This year the RFU celebrates the second anniversary of its award winning inclusivity programme ‘Project Rugby,’ which has, thus far, seen 25,000 new players, from a variety of backgrounds, become involved in the game. However, since ‘Project Rugby’s’ inception, whilst the budget for the men’s international side has been ringfenced, there have been over 60 job losses in a cost cutting exercise that appears to have hit community rugby hardest. The RFU announced last year that investment in rugby will fall by £13m annually. This is a contradiction that appears hard to fathom; traditionally thriving rugby clubs are increasingly struggling to maintain colts and senior level sides, and funding increases, rather than decreases, are surely required.
At the grassroots, across the UK, the game is struggling. Whilst participation figures up to the age of ten are increasing, beyond that the trend is one of steady decline. Many fear there has been a shift away from a culture defined by a series of independent local clubs to one in which the best sides, at school, club, and academy level, seem to enjoy a concentration of available talent and resources. In Wales, the new league structure, announced last week, has been met with a certain level of scepticism, with worries that increased travel times could leave clubs on the brink regarding the ability to field sides.

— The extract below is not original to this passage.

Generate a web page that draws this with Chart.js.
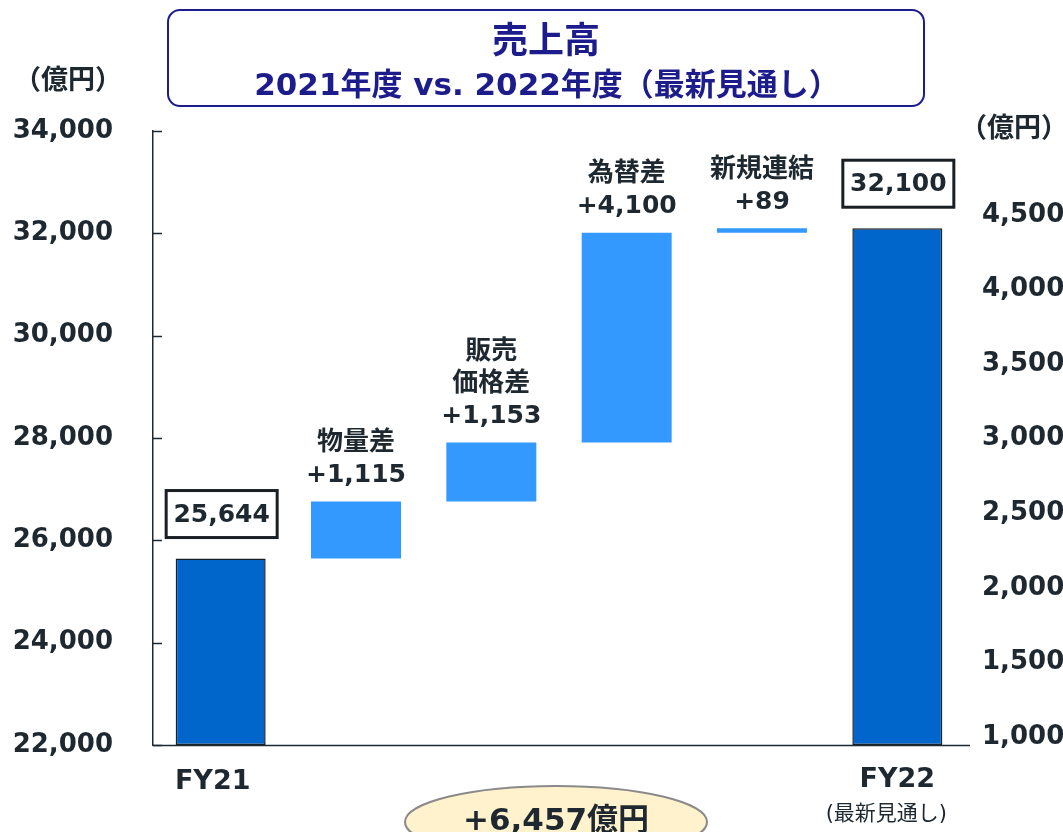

In the absence of sustained and effective funding plans from the relevant governing body, the onus appears increasingly to be on professional clubs to develop the local rugby culture. Many run admirable community based schemes, attempting to engage children at all ages in the game, and tackle child obesity. In the mission statement of the Gloucester Rugby Community Charity, encouraging a healthy, active lifestyle, education and inclusivity are highlighted as the priorities. Addressing health issues, such as childhood obesity, through getting children playing rugby, is just one element of their work however, and there is now a classroom in Kingsholm. Likewise, Nottingham Rugby’s community work is “integral to the club’s identity.”
Sale Sharks are another club that run a series of beneficial community based schemes, such as their recent “Balls to That” mental health scheme, alongside regular walking, tag, and wheelchair rugby programmes. Furthermore, they enjoy a fruitful relationship with Wythenshawe Community Rugby Club, a club located in one of the more deprived areas of South Manchester dedicated to engaging the community in rugby. Sharks also run a series of schools based programmes, including focusing on employability, at all levels of education.
Whilst all this is of course incredibly positive, there is perhaps a question to be asked regarding the growing centralisation of the grassroots game around professional clubs and their academies. With efficient talent spotting systems in place, hoovering up the best players, there are understandably worries about the declining independence of the local, amateur rugby club.
In rural Wales, clubs can receive as much as £13,000 in ‘development money,’ only for travel costs to come to £20,000. According to former Wales prop Jeremy Pugh, “They say they’re putting all this money in but are they really putting it in where it will make a difference? I don’t think they are.”
The place of the amateur club in an era a professionalism is a problem that has yet to be fully resolved. Traditionally, it is local clubs that have provided the community centres in rugby, with older generations coaching and engaging younger ones in an organic fashion that is determined by where you grow up.
However, in a changing world in which local communities and face to face interaction is growing less important, this role appears to be waning. Whether the traditional notion of a local club is something that can be maintained, or whether there is a desire to provide the funds to allow it to continue, remains to be seen. John Owen, a former RFU president, fears the grassroots game could be set to “dwindle away,” let us hope he is wrong.